Friedrich Matz (13 October 1843 in Lübeck – 30 December 1874 in Berlin) was a German archaeologist. His nephew, also named Friedrich Matz (1890–1974), was as well a noted archaeologist.

From 1863 he studied philology and archaeology at the University of Bonn as a favored student of Otto Jahn. In 1867 he received his doctorate with a dissertation thesis on Philostratus, titled De Philostratorum in describendis imaginibus fide specimen prius. Afterwards, he took a study trip to Greece and Italy, during which time, he conducted extensive studies of ancient sarcophagi. In 1870 he was tasked by the Central Directorate of the German Archaeological Institute to create a register of ancient sarcophagi. During the same year, he obtained his habilitation at the University of Göttingen.
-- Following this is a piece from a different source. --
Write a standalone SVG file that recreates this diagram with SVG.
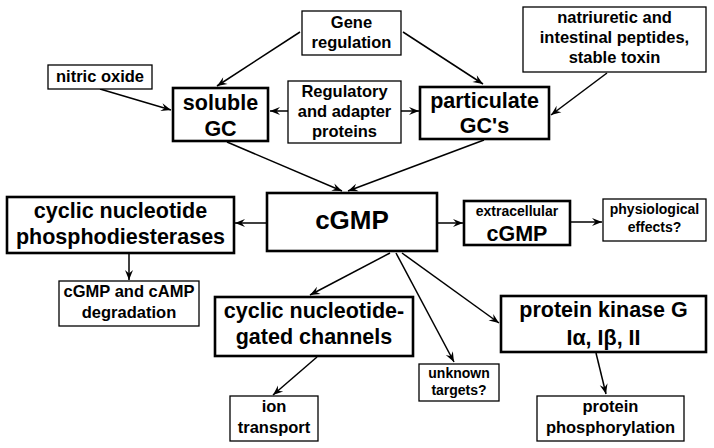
<svg xmlns="http://www.w3.org/2000/svg" width="714" height="448" viewBox="0 0 714 448">
<defs>
<marker id="ah" markerWidth="12" markerHeight="10" viewBox="-11 -5 12 10" refX="0" refY="0" orient="auto" markerUnits="userSpaceOnUse">
<path d="M0,0 L-10,-4 L-6.5,0 L-10,4 Z" fill="#000"/>
</marker>
</defs>
<style>
rect{fill:#fff;stroke:#000}
.thin{stroke-width:1.3}
.thick{stroke-width:2.6}
text{font-family:"Liberation Sans",Arial,Helvetica,sans-serif;font-weight:bold;text-anchor:middle;fill:#000}
.s{font-size:14px}
.m{font-size:16.5px}
.l{font-size:21.5px}
.xl{font-size:26px}
#connectors line{stroke:#000;stroke-width:1.5;marker-end:url(#ah)}
</style>
<rect x="0" y="0" width="714" height="448" style="fill:#fff;stroke:none"/>
<g id="connectors">
<line x1="300" y1="32" x2="217" y2="86"/>
<line x1="403" y1="32" x2="483" y2="84"/>
<line x1="100" y1="89" x2="171" y2="110"/>
<line x1="288" y1="111" x2="270" y2="111"/>
<line x1="401" y1="111" x2="419" y2="111"/>
<line x1="607" y1="73" x2="551" y2="115"/>
<line x1="227" y1="142" x2="342" y2="191"/>
<line x1="484" y1="140" x2="348" y2="191"/>
<line x1="267" y1="223" x2="235" y2="223"/>
<line x1="437" y1="223" x2="463" y2="223"/>
<line x1="570" y1="222" x2="602" y2="222"/>
<line x1="129" y1="253" x2="129" y2="280"/>
<line x1="390" y1="253" x2="310" y2="295"/>
<line x1="396" y1="253" x2="454" y2="362"/>
<line x1="402" y1="253" x2="499" y2="323"/>
<line x1="317" y1="357" x2="273" y2="395"/>
<line x1="596" y1="353" x2="606" y2="394"/>
</g>
<g id="gene">
<rect class="thin" x="302" y="11" width="99" height="44"/>
<text class="m" x="351.5" y="28">Gene</text>
<text class="m" x="351.5" y="48">regulation</text>
</g>
<g id="natriuretic">
<rect class="thin" x="523" y="7" width="183" height="65"/>
<text class="m" x="614.5" y="23">natriuretic and</text>
<text class="m" x="614.5" y="43">intestinal peptides,</text>
<text class="m" x="614.5" y="63">stable toxin</text>
</g>
<g id="nitric">
<rect class="thin" x="48" y="65" width="104" height="24"/>
<text class="m" x="100" y="82">nitric oxide</text>
</g>
<g id="soluble">
<rect class="thick" x="173" y="88" width="95" height="53"/>
<text class="l" x="220.5" y="110">soluble</text>
<text class="l" x="220.5" y="136">GC</text>
</g>
<g id="regulatory">
<rect class="thin" x="288" y="81" width="113" height="62"/>
<text class="m" x="344.5" y="97">Regulatory</text>
<text class="m" x="344.5" y="117">and adapter</text>
<text class="m" x="344.5" y="137">proteins</text>
</g>
<g id="particulate">
<rect class="thick" x="420" y="87" width="129" height="52"/>
<text class="l" x="484.5" y="108">particulate</text>
<text class="l" x="484.5" y="133">GC's</text>
</g>
<g id="pde">
<rect class="thick" x="7" y="197" width="227" height="56"/>
<text class="l" x="120.5" y="218">cyclic nucleotide</text>
<text class="l" x="120.5" y="244">phosphodiesterases</text>
</g>
<g id="cgmp">
<rect class="thick" x="267" y="193" width="170" height="58"/>
<text class="xl" x="352" y="229">cGMP</text>
</g>
<g id="extracellular">
<rect class="thick" x="464" y="201" width="106" height="44"/>
<text class="s" x="517" y="216">extracellular</text>
<text class="l" x="517" y="241">cGMP</text>
</g>
<g id="physiological">
<rect class="thin" x="603" y="199" width="103" height="42"/>
<text class="s" x="654.5" y="214">physiological</text>
<text class="s" x="654.5" y="232">effects?</text>
</g>
<g id="degradation">
<rect class="thin" x="59" y="281" width="140" height="45"/>
<text class="m" x="129" y="297">cGMP and cAMP</text>
<text class="m" x="129" y="318">degradation</text>
</g>
<g id="cng">
<rect class="thick" x="215" y="297" width="198" height="59"/>
<text class="l" x="314" y="318">cyclic nucleotide-</text>
<text class="l" x="314" y="344">gated channels</text>
</g>
<g id="unknown">
<rect class="thin" x="419" y="364" width="80" height="37"/>
<text class="s" x="459" y="378">unknown</text>
<text class="s" x="459" y="395">targets?</text>
</g>
<g id="pkg">
<rect class="thick" x="501" y="296" width="205" height="56"/>
<text class="l" x="603.5" y="317">protein kinase G</text>
<text class="l" x="603.5" y="345">Iα, Iβ, II</text>
</g>
<g id="ion">
<rect class="thin" x="230" y="396" width="88" height="45"/>
<text class="m" x="274" y="412">ion</text>
<text class="m" x="274" y="433">transport</text>
</g>
<g id="phosphorylation">
<rect class="thin" x="537" y="396" width="147" height="45"/>
<text class="m" x="610.5" y="412">protein</text>
<text class="m" x="610.5" y="433">phosphorylation</text>
</g>
</svg>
In other research, he investigated ancient statues in England and France, and examined a collection of long-forgotten manuscripts of antiquity belonging to the Duke of Coburg-Gotha. In 1873 he became an associate professor at the University of Halle, and during the following year, relocated to the University of Berlin. He died in Berlin on 30 December 1874, aged 31.

== Selected writings ==
- Sarcofaghi con rappresentanze del mito di Meleagro, 1869 - Sarcophagi with a representation of the myth of Meleager.
- Sui sarcofaghi con rappresentanze delle dodici fatiche di Ercole, 1869 - Sarcophagi with a representation of the 12 labors of Hercules.
- H. Brunns zweite Vertheidigung der Philostratischen Gemälde, 1870 - Heinrich Brunn's second defense of Philostratus paintings.
- Statua di Donna Sedente del Palazzo Barberini, 1871 - Seated female statue at the Palazzo Barberini.
- Der Parthenon herausgegeben von Adolf Michaelis, 1871 - The Parthenon edition of Adolf Michaelis.
- Über eine dem Herzog von Coburg-Gotha gehörige Sammlung alter Handzeichnungen nach Antiken, 1871 - On the Duke of Coburg-Gotha's collection of old drawings from antiquity.
- Mittheilungen über Sammlungen älterer Handzeichnungen nach Antiken, 1872 - Discourses on collections of older manuscripts from antiquity.
- Antike bildwerke in Rom, mit ausschluss der grösseren sammlungen (with Friedrich von Duhn; 3 volumes, 1881–82) - Ancient statues in Rome, with the exclusion of the larger collections.